▸ **Recorded data**
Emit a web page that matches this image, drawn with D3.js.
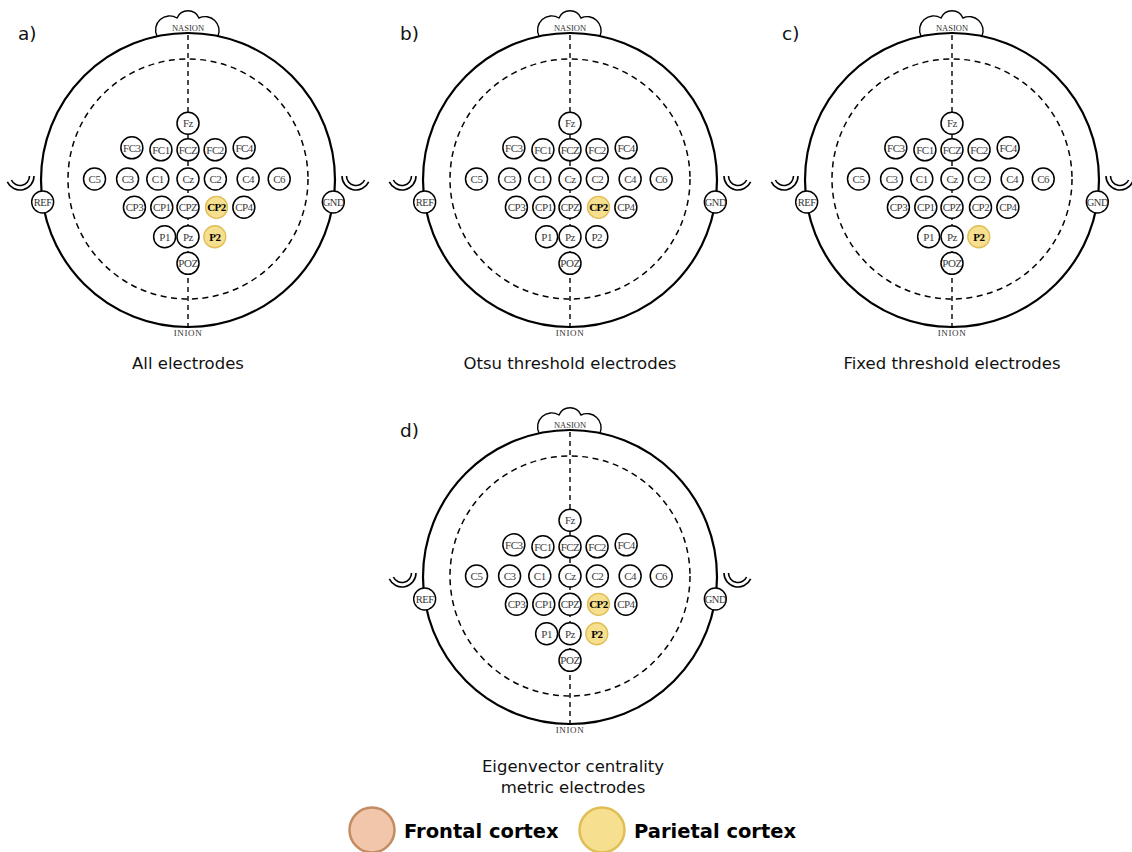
<!DOCTYPE html>
<html>
<head>
<meta charset="utf-8">
<script src="https://cdn.jsdelivr.net/npm/d3@7"></script>
<style>
  html, body { margin: 0; padding: 0; background: #fff; }
  svg { display: block; }
</style>
</head>
<body>
<svg id="chart" width="1132" height="852"></svg>
<script>
// Electrode montage: name, column and row in grid units (Cz at 0,0)
const montage = [
  ["Fz", 0, -1.97],
  ["FC3", -1.97, -1.1], ["FC1", -0.95, -1.03], ["FCZ", 0, -1.03], ["FC2", 0.95, -1.03], ["FC4", 1.97, -1.1],
  ["C5", -3.28, 0], ["C3", -2.12, 0], ["C1", -1.06, 0], ["Cz", 0, 0], ["C2", 0.96, 0], ["C4", 2.11, 0], ["C6", 3.2, 0],
  ["CP3", -1.88, 1], ["CP1", -0.92, 1], ["CPZ", 0, 1], ["CP2", 1.0, 1], ["CP4", 1.96, 1],
  ["P1", -0.82, 2.04], ["Pz", 0, 2.04], ["P2", 0.94, 2.04],
  ["POZ", 0, 2.98]
];

// Panels and the electrodes each selection method keeps
const panelLetters = ["a)", "b)", "c)", "d)"];
const panelTitles = [
  ["All electrodes"],
  ["Otsu threshold electrodes"],
  ["Fixed threshold electrodes"],
  ["Eigenvector centrality", "metric electrodes"]
];
const selectedParietal = [
  ["CP2", "P2"],
  ["CP2"],
  ["P2"],
  ["CP2", "P2"]
];
const selectedFrontal = [[], [], [], []];

const legendLabels = ["Frontal cortex", "Parietal cortex"];

const colors = {
  frontalFill: "#f2c6ab", frontalStroke: "#c38b61",
  parietalFill: "#f6df8e", parietalStroke: "#e0bd55"
};

const svg = d3.select("#chart");

// Head centres for the four panels
const panelCentres = [
  { cx: 188, cy: 180 },
  { cx: 570, cy: 180 },
  { cx: 952, cy: 180 },
  { cx: 570, cy: 577 }
];

const HEAD_R = 147, INNER_R = 120, ELEC_R = 11, UNIT = 28.5;
const SANS = "DejaVu Sans, Verdana, sans-serif";
const SERIF = "Liberation Serif, serif";

panelCentres.forEach((p, i) => {
  const g = svg.append("g");
  const { cx, cy } = p;
  const x = d3.scaleLinear().domain([0, 1]).range([cx, cx + UNIT]);
  const y = d3.scaleLinear().domain([0, 1]).range([cy - 1, cy - 1 + 28.3]);

  // Nose bump (nasion)
  g.append("path")
    .attr("d", `M${cx - 31},${cy - 144} A14,14 0 0 1 ${cx - 11},${cy - 162} A12,12 0 0 1 ${cx + 11},${cy - 162} A14,14 0 0 1 ${cx + 30},${cy - 144}`)
    .attr("fill", "#fff").attr("stroke", "#000").attr("stroke-width", 1.4);

  // Ears
  const earY = cy - 4;
  [[cx + 168, 0], [cx - 168, 1]].forEach(([ex, left]) => {
    [14, 9.5].forEach(r => {
      let d;
      if (!left) {
        const a1 = Math.PI, a2 = 25 * Math.PI / 180;
        d = `M${ex + r * Math.cos(a1)},${earY + r * Math.sin(a1)} A${r},${r} 0 0 0 ${ex + r * Math.cos(a2)},${earY + r * Math.sin(a2)}`;
      } else {
        const a1 = 0, a2 = 155 * Math.PI / 180;
        d = `M${ex + r * Math.cos(a1)},${earY + r * Math.sin(a1)} A${r},${r} 0 0 1 ${ex + r * Math.cos(a2)},${earY + r * Math.sin(a2)}`;
      }
      g.append("path").attr("d", d).attr("fill", "none").attr("stroke", "#000").attr("stroke-width", 1.6);
    });
  });

  // Head outline
  g.append("circle").attr("cx", cx).attr("cy", cy).attr("r", HEAD_R)
    .attr("fill", "none").attr("stroke", "#000").attr("stroke-width", 2.2);

  // Inner dashed circle
  g.append("circle").attr("cx", cx).attr("cy", cy - 1).attr("r", INNER_R)
    .attr("fill", "none").attr("stroke", "#000").attr("stroke-width", 1.5)
    .attr("stroke-dasharray", "6,4.5");

  // Midline nasion-inion
  g.append("line").attr("x1", cx).attr("x2", cx)
    .attr("y1", cy - HEAD_R + 2).attr("y2", cy + HEAD_R)
    .attr("stroke", "#000").attr("stroke-width", 1.4).attr("stroke-dasharray", "5,4");

  g.append("text").attr("x", cx).attr("y", cy - 149)
    .attr("text-anchor", "middle").attr("font-family", SERIF)
    .attr("font-size", 8.5).attr("fill", "#333").text("NASION");
  g.append("text").attr("x", cx).attr("y", cy + 156)
    .attr("text-anchor", "middle").attr("font-family", SERIF)
    .attr("font-size", 9).attr("fill", "#333").attr("letter-spacing", 0.6).text("INION");

  // Reference and ground electrodes on the outline
  const sideDy = 22, sideDx = Math.sqrt(HEAD_R * HEAD_R - sideDy * sideDy);
  [["REF", cx - sideDx], ["GND", cx + sideDx]].forEach(([name, ex]) => {
    g.append("circle").attr("cx", ex).attr("cy", cy + sideDy).attr("r", ELEC_R)
      .attr("fill", "#fff").attr("stroke", "#000").attr("stroke-width", 1.4);
    g.append("text").attr("x", ex).attr("y", cy + sideDy + 3.8)
      .attr("text-anchor", "middle").attr("font-family", SERIF)
      .attr("font-size", 10.5).attr("fill", "#333").attr("letter-spacing", -0.5).text(name);
  });

  // Scalp electrodes
  const par = new Set(selectedParietal[i]);
  const fro = new Set(selectedFrontal[i]);
  const eg = g.selectAll("g.el").data(montage).join("g").attr("class", "el")
    .attr("transform", d => `translate(${x(d[1])},${y(d[2])})`);
  eg.append("circle").attr("r", ELEC_R)
    .attr("fill", d => par.has(d[0]) ? colors.parietalFill : fro.has(d[0]) ? colors.frontalFill : "#fff")
    .attr("stroke", d => par.has(d[0]) ? colors.parietalStroke : fro.has(d[0]) ? colors.frontalStroke : "#000")
    .attr("stroke-width", d => (par.has(d[0]) || fro.has(d[0])) ? 1.3 : 1.5);
  eg.append("text").attr("y", 3.8).attr("text-anchor", "middle")
    .attr("font-family", SERIF)
    .attr("font-size", 11)
    .attr("letter-spacing", -0.5)
    .attr("font-weight", d => (par.has(d[0]) || fro.has(d[0])) ? "bold" : "normal")
    .attr("fill", d => (par.has(d[0]) || fro.has(d[0])) ? "#000" : "#3a3a3a")
    .text(d => d[0]);

  // Panel letter
  g.append("text").attr("x", cx - 170).attr("y", cy - 140)
    .attr("font-family", SANS).attr("font-size", 18.5)
    .attr("fill", "#111").text(panelLetters[i]);

  // Panel title
  const multi = panelTitles[i].length > 1;
  panelTitles[i].forEach((line, k) => {
    g.append("text").attr("x", cx + (multi ? 3 : 0)).attr("y", cy + (multi ? 195 : 189) + k * 20.5)
      .attr("text-anchor", "middle").attr("font-family", SANS)
      .attr("font-size", 16.5).attr("fill", "#111").text(line);
  });
});

// Legend
const legend = svg.append("g");
const legendX = d3.scaleOrdinal().domain(legendLabels).range([372, 602]);
const legendFill = d3.scaleOrdinal().domain(legendLabels).range([colors.frontalFill, colors.parietalFill]);
const legendStroke = d3.scaleOrdinal().domain(legendLabels).range([colors.frontalStroke, colors.parietalStroke]);
legendLabels.forEach(l => {
  legend.append("circle").attr("cx", legendX(l)).attr("cy", 830).attr("r", 22.5)
    .attr("fill", legendFill(l)).attr("stroke", legendStroke(l)).attr("stroke-width", 2.5);
  legend.append("text").attr("x", legendX(l) + 32).attr("y", 838)
    .attr("font-family", SANS).attr("font-weight", "bold")
    .attr("font-size", 19.5).attr("fill", "#000").text(l);
});
</script>
</body>
</html>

▸ **Goal**
Pictures are excluded: retype only the lines from the beginning of the listing above through the line with "const y = d3.scaleLinear().domain([0, 1]).range([cy", both included.

▸ **Written reply**
Emit a web page that matches this image, drawn with D3.js.
<!DOCTYPE html>
<html>
<head>
<meta charset="utf-8">
<script src="https://cdn.jsdelivr.net/npm/d3@7"></script>
<style>
  html, body { margin: 0; padding: 0; background: #fff; }
  svg { display: block; }
</style>
</head>
<body>
<svg id="chart" width="1132" height="852"></svg>
<script>
// Electrode montage: name, column and row in grid units (Cz at 0,0)
const montage = [
  ["Fz", 0, -1.97],
  ["FC3", -1.97, -1.1], ["FC1", -0.95, -1.03], ["FCZ", 0, -1.03], ["FC2", 0.95, -1.03], ["FC4", 1.97, -1.1],
  ["C5", -3.28, 0], ["C3", -2.12, 0], ["C1", -1.06, 0], ["Cz", 0, 0], ["C2", 0.96, 0], ["C4", 2.11, 0], ["C6", 3.2, 0],
  ["CP3", -1.88, 1], ["CP1", -0.92, 1], ["CPZ", 0, 1], ["CP2", 1.0, 1], ["CP4", 1.96, 1],
  ["P1", -0.82, 2.04], ["Pz", 0, 2.04], ["P2", 0.94, 2.04],
  ["POZ", 0, 2.98]
];

// Panels and the electrodes each selection method keeps
const panelLetters = ["a)", "b)", "c)", "d)"];
const panelTitles = [
  ["All electrodes"],
  ["Otsu threshold electrodes"],
  ["Fixed threshold electrodes"],
  ["Eigenvector centrality", "metric electrodes"]
];
const selectedParietal = [
  ["CP2", "P2"],
  ["CP2"],
  ["P2"],
  ["CP2", "P2"]
];
const selectedFrontal = [[], [], [], []];

const legendLabels = ["Frontal cortex", "Parietal cortex"];

const colors = {
  frontalFill: "#f2c6ab", frontalStroke: "#c38b61",
  parietalFill: "#f6df8e", parietalStroke: "#e0bd55"
};

const svg = d3.select("#chart");

// Head centres for the four panels
const panelCentres = [
  { cx: 188, cy: 180 },
  { cx: 570, cy: 180 },
  { cx: 952, cy: 180 },
  { cx: 570, cy: 577 }
];

const HEAD_R = 147, INNER_R = 120, ELEC_R = 11, UNIT = 28.5;
const SANS = "DejaVu Sans, Verdana, sans-serif";
const SERIF = "Liberation Serif, serif";

panelCentres.forEach((p, i) => {
  const g = svg.append("g");
  const { cx, cy } = p;
  const x = d3.scaleLinear().domain([0, 1]).range([cx, cx + UNIT]);
  const y = d3.scaleLinear().domain([0, 1]).range([cy - 1, cy - 1 + 28.3]);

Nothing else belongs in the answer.